The likelihood of this scenario is reinforced by the company’s shareholder base. Murchinson, Anson Funds Management, and Boothbay Fund Management are all hedge funds. These are investors who prioritize asset monetization over long-term operational growth. For them, a reverse merger that drives up the share price represents a rational exit. The composition of the shareholder register itself may be pushing the company in this direction.

An AM company that once dreamed of becoming the industry’s one-stop platform may end up becoming something else entirely. Murchinson’s warnings turned out to be correct. But being right does not bring back the $900 million. And the current management has yet to show what Phase 3 will actually deliver.

AM Insight Asia Perspective

This is not just the story of one company’s failure. During the AM bubble of 2020 to 2022, Western AM companies raised hundreds of millions of dollars through SPACs and equity offerings and went on acquisition sprees. Desktop Metal, Markforged, Velo3D: all listed on NASDAQ with fanfare, each positioned as a reshaper of the industry. Many of them are now being forced to liquidate the excess. They danced, and now they are leaving the stage.
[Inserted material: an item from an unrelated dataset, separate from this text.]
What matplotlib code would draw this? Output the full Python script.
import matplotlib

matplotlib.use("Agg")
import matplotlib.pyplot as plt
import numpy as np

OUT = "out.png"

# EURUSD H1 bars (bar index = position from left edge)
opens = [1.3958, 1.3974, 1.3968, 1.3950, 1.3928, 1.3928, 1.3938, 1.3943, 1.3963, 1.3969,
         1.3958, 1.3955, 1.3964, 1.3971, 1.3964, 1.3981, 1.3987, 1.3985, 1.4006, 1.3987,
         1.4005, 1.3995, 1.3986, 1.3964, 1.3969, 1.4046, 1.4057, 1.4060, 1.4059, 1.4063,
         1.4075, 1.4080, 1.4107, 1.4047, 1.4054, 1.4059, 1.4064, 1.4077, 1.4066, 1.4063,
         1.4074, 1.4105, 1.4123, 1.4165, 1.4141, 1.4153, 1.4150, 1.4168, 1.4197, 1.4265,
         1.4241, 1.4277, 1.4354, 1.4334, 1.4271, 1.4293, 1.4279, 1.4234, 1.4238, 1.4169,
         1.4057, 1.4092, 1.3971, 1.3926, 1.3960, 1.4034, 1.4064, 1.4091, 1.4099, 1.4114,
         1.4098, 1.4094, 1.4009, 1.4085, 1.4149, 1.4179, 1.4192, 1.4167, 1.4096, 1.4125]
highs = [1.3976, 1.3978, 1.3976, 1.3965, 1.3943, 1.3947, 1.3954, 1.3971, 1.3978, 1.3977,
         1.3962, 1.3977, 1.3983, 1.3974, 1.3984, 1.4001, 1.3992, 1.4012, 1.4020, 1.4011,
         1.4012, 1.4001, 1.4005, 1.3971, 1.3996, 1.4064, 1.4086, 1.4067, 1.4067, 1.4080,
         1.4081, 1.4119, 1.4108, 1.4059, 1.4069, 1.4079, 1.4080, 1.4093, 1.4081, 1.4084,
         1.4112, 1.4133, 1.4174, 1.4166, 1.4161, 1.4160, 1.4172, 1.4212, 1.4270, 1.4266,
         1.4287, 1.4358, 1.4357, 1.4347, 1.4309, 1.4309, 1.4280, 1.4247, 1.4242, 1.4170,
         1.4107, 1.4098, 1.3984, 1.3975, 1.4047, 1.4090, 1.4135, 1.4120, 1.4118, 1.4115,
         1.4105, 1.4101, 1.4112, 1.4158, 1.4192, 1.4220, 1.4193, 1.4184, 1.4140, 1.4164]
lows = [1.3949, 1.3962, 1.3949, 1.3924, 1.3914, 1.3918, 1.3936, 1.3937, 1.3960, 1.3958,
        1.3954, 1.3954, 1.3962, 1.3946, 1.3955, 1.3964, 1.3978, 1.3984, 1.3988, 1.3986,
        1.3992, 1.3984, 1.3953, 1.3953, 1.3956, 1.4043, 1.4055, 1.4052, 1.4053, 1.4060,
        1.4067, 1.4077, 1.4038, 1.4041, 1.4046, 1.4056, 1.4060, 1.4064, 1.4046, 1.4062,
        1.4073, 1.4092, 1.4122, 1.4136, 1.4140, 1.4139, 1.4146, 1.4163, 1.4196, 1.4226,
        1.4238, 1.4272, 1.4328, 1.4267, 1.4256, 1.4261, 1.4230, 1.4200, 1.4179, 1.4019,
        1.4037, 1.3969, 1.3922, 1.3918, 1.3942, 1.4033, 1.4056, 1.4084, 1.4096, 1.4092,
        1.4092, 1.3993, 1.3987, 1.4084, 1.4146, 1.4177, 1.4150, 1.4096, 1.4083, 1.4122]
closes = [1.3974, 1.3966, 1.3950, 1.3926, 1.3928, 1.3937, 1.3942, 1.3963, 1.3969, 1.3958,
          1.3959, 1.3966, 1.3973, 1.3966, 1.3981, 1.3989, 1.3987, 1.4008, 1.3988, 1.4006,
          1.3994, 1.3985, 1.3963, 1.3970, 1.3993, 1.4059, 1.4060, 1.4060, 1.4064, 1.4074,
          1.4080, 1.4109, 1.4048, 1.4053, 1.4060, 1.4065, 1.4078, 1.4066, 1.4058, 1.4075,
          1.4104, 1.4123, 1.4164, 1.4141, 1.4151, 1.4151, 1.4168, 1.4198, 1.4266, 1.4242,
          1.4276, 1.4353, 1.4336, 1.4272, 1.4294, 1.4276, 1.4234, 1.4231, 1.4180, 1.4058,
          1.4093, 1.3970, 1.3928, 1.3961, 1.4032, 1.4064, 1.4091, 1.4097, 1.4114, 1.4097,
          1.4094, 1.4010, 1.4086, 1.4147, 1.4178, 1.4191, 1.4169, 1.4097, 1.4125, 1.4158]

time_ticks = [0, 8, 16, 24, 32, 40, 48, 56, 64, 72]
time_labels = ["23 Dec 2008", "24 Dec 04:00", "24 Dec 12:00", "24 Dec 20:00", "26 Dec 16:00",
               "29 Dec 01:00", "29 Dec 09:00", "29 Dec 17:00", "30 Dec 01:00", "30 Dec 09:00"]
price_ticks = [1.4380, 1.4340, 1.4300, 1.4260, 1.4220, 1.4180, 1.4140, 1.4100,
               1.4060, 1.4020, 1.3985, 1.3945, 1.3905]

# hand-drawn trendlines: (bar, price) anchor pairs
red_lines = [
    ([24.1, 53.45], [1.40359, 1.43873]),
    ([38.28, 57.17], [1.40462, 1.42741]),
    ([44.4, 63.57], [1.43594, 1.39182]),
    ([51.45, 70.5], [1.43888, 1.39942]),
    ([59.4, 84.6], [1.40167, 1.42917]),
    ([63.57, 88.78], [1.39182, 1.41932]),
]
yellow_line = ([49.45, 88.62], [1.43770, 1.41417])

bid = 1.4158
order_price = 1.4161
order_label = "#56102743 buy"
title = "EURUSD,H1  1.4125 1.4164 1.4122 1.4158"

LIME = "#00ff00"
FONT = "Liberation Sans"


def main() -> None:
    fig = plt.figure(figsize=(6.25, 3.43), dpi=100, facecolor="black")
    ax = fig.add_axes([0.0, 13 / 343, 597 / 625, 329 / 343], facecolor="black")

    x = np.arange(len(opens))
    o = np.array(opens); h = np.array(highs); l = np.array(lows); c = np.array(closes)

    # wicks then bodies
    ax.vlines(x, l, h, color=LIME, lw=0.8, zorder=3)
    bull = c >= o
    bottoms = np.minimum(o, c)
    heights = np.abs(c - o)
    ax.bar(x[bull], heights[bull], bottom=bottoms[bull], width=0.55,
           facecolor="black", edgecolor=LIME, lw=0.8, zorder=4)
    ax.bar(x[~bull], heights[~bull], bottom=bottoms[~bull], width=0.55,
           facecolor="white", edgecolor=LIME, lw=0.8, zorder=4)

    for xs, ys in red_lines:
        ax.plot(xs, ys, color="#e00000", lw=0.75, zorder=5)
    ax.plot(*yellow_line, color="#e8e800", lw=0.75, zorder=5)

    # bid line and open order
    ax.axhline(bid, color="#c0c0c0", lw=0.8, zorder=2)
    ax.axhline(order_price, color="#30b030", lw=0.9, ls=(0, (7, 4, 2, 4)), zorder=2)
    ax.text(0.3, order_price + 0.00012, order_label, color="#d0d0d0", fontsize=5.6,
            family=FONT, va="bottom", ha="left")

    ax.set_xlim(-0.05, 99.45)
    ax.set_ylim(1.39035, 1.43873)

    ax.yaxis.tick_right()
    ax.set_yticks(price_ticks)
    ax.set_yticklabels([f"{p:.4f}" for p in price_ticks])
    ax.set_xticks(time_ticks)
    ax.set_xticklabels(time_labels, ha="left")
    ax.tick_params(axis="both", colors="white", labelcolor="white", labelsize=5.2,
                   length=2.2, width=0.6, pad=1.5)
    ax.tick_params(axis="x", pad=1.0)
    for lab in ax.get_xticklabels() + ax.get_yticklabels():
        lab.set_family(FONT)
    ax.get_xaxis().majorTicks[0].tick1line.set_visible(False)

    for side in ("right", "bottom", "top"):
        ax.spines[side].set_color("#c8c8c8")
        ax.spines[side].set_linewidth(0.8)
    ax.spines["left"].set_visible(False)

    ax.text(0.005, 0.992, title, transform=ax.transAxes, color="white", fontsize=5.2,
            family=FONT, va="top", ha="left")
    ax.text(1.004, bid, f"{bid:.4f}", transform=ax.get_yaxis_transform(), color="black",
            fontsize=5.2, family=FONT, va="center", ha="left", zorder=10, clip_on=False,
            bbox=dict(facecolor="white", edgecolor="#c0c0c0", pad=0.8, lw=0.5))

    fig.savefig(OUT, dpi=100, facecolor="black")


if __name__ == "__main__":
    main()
While that was happening, Chinese competitors were quietly building real capability. BLT, Farsoon, and Eplus3D stayed out of the headlines. They focused on technology and manufacturing scale. Today, their metal AM systems are widely regarded as competitive with Western equivalents, and they are shipping into global markets. While Western players were consumed by internal turmoil, Asian manufacturers were accumulating strength.

Nano Dimension is not alone in suffering the consequences of the AM bubble. Whether the painful period of consolidation and survival is nearing its end, or whether more is still to come, remains to be seen. What can be said with confidence is that the Asian market is watching closely to see who is still standing when the dust settles.